The IAPP data also shows that this work is increasingly cross-functional. Privacy and legal/compliance were each identified by 22% of respondents as the top functions with primary responsibility for AI governance, while responsibility is also expanding across security, IT and data governance teams. In other words, AI governance is not staying in one silo. It is becoming an operating reality across the organization.
That widening responsibility is also reflected in the economics of the field. In IAPP’s Salary and Jobs Report 2025–26, based on more than 1,600 respondents across over 60 countries, the global average total compensation across privacy, AI governance and cybersecurity roles was reported at $200,000. The report also found that professionals with added digital governance responsibilities earned 16% more, while AIGP-certified professionals earned 26% more than those without certifications. These findings mirror our own observations from the Global Industry Skills Study, where credentials, applied capability and cross-functional readiness continue to matter.
This is equally clear in our Immigrant Futures work. Our findings show that immigrant outcomes are shaped not only by qualifications or arrival characteristics, but by the broader conditions of inclusion around them. AI and tech readiness are associated with stronger stay intentions, while social exclusion and experiences of bias reduce long-term retention. Mentorship, networking and meaningful opportunity matter. The future of talent is not just about who arrives with skills. It is about whether systems are designed to recognize, support and retain those skills fairly.

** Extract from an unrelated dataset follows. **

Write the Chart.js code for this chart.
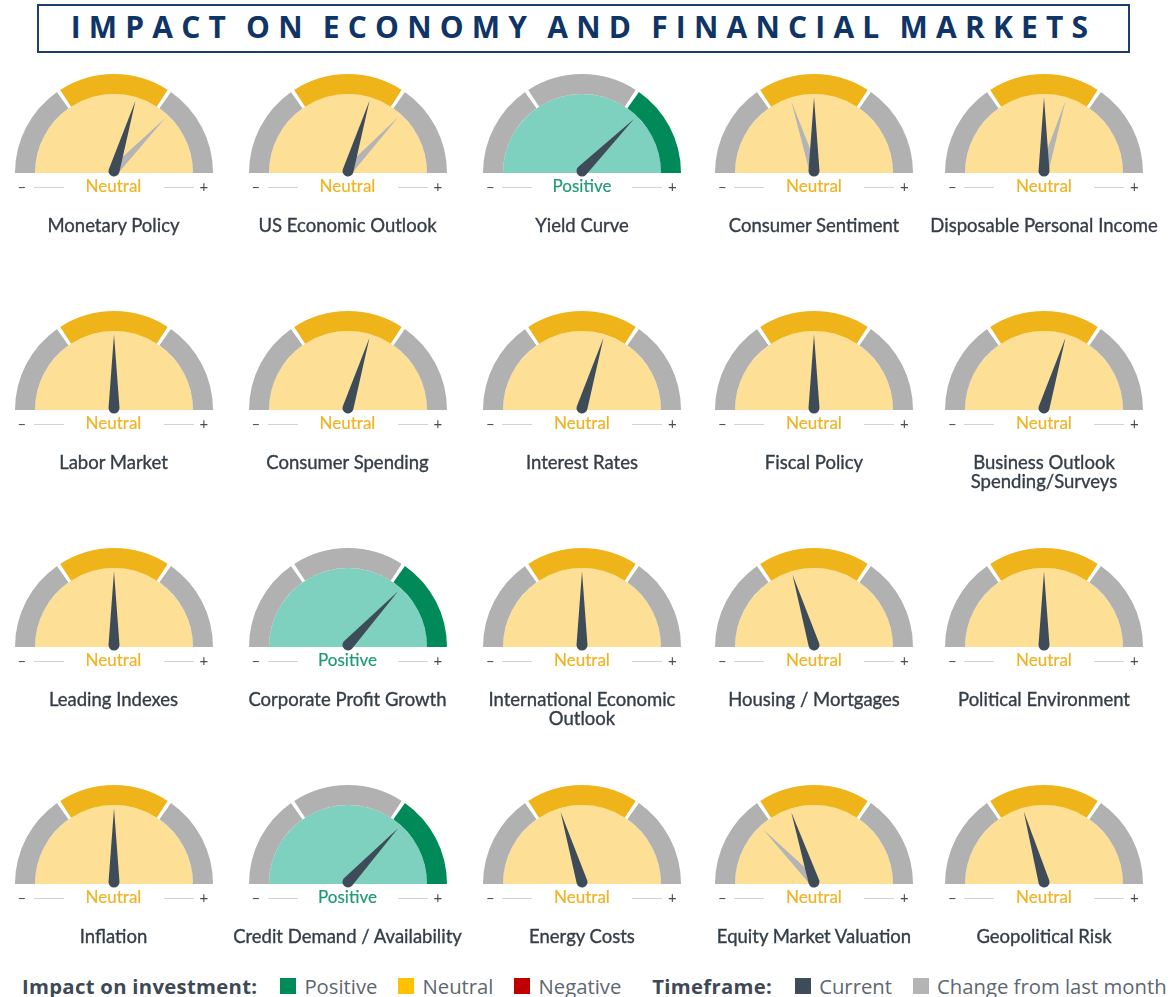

That is why AI governance matters so much to us. It is not merely a compliance issue or a boardroom concern. It is deeply tied to who gets trusted, who gets access, who gets developed and who gets left out. The same governance gaps that create risk for organizations can also deepen inequity for globally skilled professionals, immigrants and others navigating systems that are still learning how to evaluate talent in an AI-shaped world.
For Generation1.ca, represented by our CEO at the IAPP Canada Symposium, attending this event is part of a much bigger commitment: ensuring that the future of AI governance is not only smart and strategic, but also socially grounded, opportunity-building and wide enough to include the people and communities too often treated as an afterthought.